Gross. But (most) Europeans don't really understand freedom, so this shouldn't surprise anybody.
Actually I find it normal that Erdogan can sue Boehmermann for defamation. Let the courts decide whether what Boehmermann said on the show is libellous or not.
What I find problematic is that there is an extra paragraph (the so-called Shah paragraph) for defamation of a foreign head of state, that allows for higher sentences. Legal prosecution according to this paragraph requires the agreement of the government. (Legal prosecution according to the ordinary defamation paragraph does not require this.) I find this paragraph antiquated, why should foreign heads of state have privilegues? The government should not have agreed to legal prosecution according to the Shah paragraph. Erdogan has already requested legal prosecution according to the normal paragraph, that should be enough.
Invoking bestiality and paedophilia is very clearly unacceptable, regardless of whether it's directed towards a citizen or foreign dignitary. It's filth and slander, and the man should be prosecuted, as he will be. No police protection is deserved.
If you would have watched or read what Boehmerman said before and after the poem, he actually said something like "You must not say 'Erdogan is a pedophile, zoophile, etc.'". Of course you might say that this was a cheap trick so that Boehmermann could insult Erdogan and maybe it was.
Apart from that I have often read things like "That's not anymore satire, that's only filth and slander of the lowest immaginable level". Yes, of course, otherwise it would not have served its purpose. Boehmermann wanted to say something like "You feel insulted by the fact-based, satirical Extra3 song? I'll show you what a real insult is!" The way he did it was the best way to get his message heard.

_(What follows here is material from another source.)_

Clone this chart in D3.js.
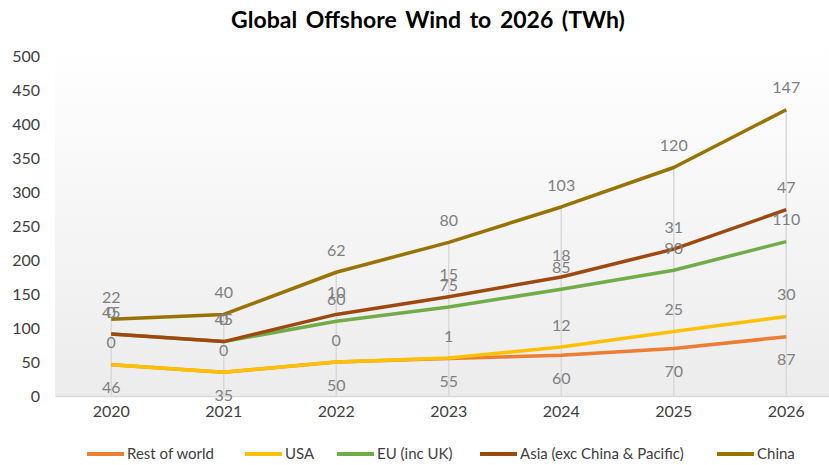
<!DOCTYPE html>
<html>
<head>
<meta charset="utf-8">
<script src="https://cdn.jsdelivr.net/npm/d3@7"></script>
<style>
  body { margin: 0; background: #fff; }
  svg { display: block; font-family: Lato, "Open Sans", sans-serif; }
</style>
</head>
<body>
<svg id="chart" width="829" height="465"></svg>
<script>
const years = ['2020', '2021', '2022', '2023', '2024', '2025', '2026']
const seriesNames = ['Rest of world', 'USA', 'EU (inc UK)', 'Asia (exc China & Pacific)', 'China']
const restOfWorld = [46, 35, 50, 55, 60, 70, 87]
const usa = [0, 0, 0, 1, 12, 25, 30]
const eu = [45, 45, 60, 75, 85, 90, 110]
const asia = [0, 0, 10, 15, 18, 31, 47]
const china = [22, 40, 62, 80, 103, 120, 147]
const yTicks = [0, 50, 100, 150, 200, 250, 300, 350, 400, 450, 500]

const colors = ['#ED7D31', '#FFC000', '#70AD47', '#9E480E', '#997300']
const values = [restOfWorld, usa, eu, asia, china]

// stacked lines, like the excel original
const rows = years.map((yr, i) => {
    const r = {year: yr}
    seriesNames.forEach((n, k) => r[n] = values[k][i])
    return r
})
const stacked = d3.stack().keys(seriesNames)(rows)

const svg = d3.select('#chart')
const plotLeft = 55, plotRight = 842.5, plotTop = 56, plotBottom = 396

const x = d3.scaleBand()
    .domain(years)
    .range([plotLeft, plotRight])

const y = d3.scaleLinear()
    .domain([0, 500])
    .range([plotBottom, plotTop])

const cx = d => x(d) + x.bandwidth() / 2

// plot background
const grad = svg.append('defs')
    .append('linearGradient')
    .attr('id', 'bg')
    .attr('x1', 0).attr('y1', 0).attr('x2', 0).attr('y2', 1)
grad.append('stop').attr('offset', '0%').attr('stop-color', '#ffffff')
grad.append('stop').attr('offset', '100%').attr('stop-color', '#ececec')

svg.append('rect')
    .attr('x', plotLeft)
    .attr('y', 44)
    .attr('width', 829 - plotLeft)
    .attr('height', plotBottom - 44)
    .attr('fill', 'url(#bg)')

svg.append('text')
    .attr('x', 428)
    .attr('y', 28)
    .attr('text-anchor', 'middle')
    .style('font-size', '23px')
    .style('font-weight', 'bold')
    .style('word-spacing', '3px')
    .style('fill', '#000')
    .text('Global Offshore Wind to 2026 (TWh)')

// y axis
const yAxis = svg.append('g')
    .attr('transform', `translate(${plotLeft},0)`)
    .call(d3.axisLeft(y).tickValues(yTicks).tickSize(0).tickPadding(15))
yAxis.select('.domain').remove()
yAxis.selectAll('text')
    .style('font-size', '16px')
    .style('font-family', 'Lato, sans-serif')
    .style('fill', '#404040')

// x axis
const xAxis = svg.append('g')
    .attr('transform', `translate(0,${plotBottom})`)
    .call(d3.axisBottom(x).tickSize(0).tickPadding(10))
xAxis.select('.domain')
    .attr('stroke', '#d9d9d9')
    .attr('stroke-width', 1.5)
xAxis.selectAll('text')
    .style('font-size', '16px')
    .style('font-family', 'Lato, sans-serif')
    .style('fill', '#404040')

// drop lines from the top series
const topLayer = stacked[stacked.length - 1]
svg.append('g')
    .selectAll('line')
    .data(topLayer)
    .join('line')
    .attr('x1', d => cx(d.data.year))
    .attr('x2', d => cx(d.data.year))
    .attr('y1', d => y(d[1]))
    .attr('y2', plotBottom)
    .attr('stroke', '#d9d9d9')
    .attr('stroke-width', 1.5)

const line = d3.line()
    .x(d => cx(d.data.year))
    .y(d => y(d[1]))

svg.append('g')
    .selectAll('path')
    .data(stacked)
    .join('path')
    .attr('d', line)
    .attr('fill', 'none')
    .attr('stroke', (d, i) => colors[i])
    .attr('stroke-width', 3.5)
    .attr('stroke-linejoin', 'round')

// data labels: above the point, rest of world below it
const labels = svg.append('g')
stacked.forEach((layer, k) => {
    labels.append('g')
        .selectAll('text')
        .data(layer)
        .join('text')
        .attr('x', d => cx(d.data.year))
        .attr('y', d => y(d[1]) + (k === 0 ? 23 : -22))
        .attr('dy', '0.35em')
        .attr('text-anchor', 'middle')
        .style('font-size', '16px')
        .style('fill', '#7f7f7f')
        .text(d => d.data[layer.key])
})

// legend
const legendX = [87, 245, 337, 480, 717]
const legend = svg.append('g')
    .selectAll('g')
    .data(seriesNames)
    .join('g')
    .attr('transform', (d, i) => `translate(${legendX[i]},454)`)
legend.append('line')
    .attr('x1', 0).attr('x2', 37)
    .attr('stroke', (d, i) => colors[i])
    .attr('stroke-width', 4)
legend.append('text')
    .attr('x', 40)
    .attr('dy', '0.35em')
    .style('font-size', '15px')
    .style('fill', '#404040')
    .text(d => d)
</script>
</body>
</html>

Finally I find that many Germans when judging satire exhibit a very "conservative" concept of
art, that ignores the fact that the artist interacts with his environment. Art doesn't take place in an empty space. It may provoke people. It may provoke reactions. It may provoke further developments, some of them calculated, some unpredicted. By this the work of art gets a higher relevance, the provoked developments become a part of the work, or the other way round, the work becomes only the first piece in a greater work.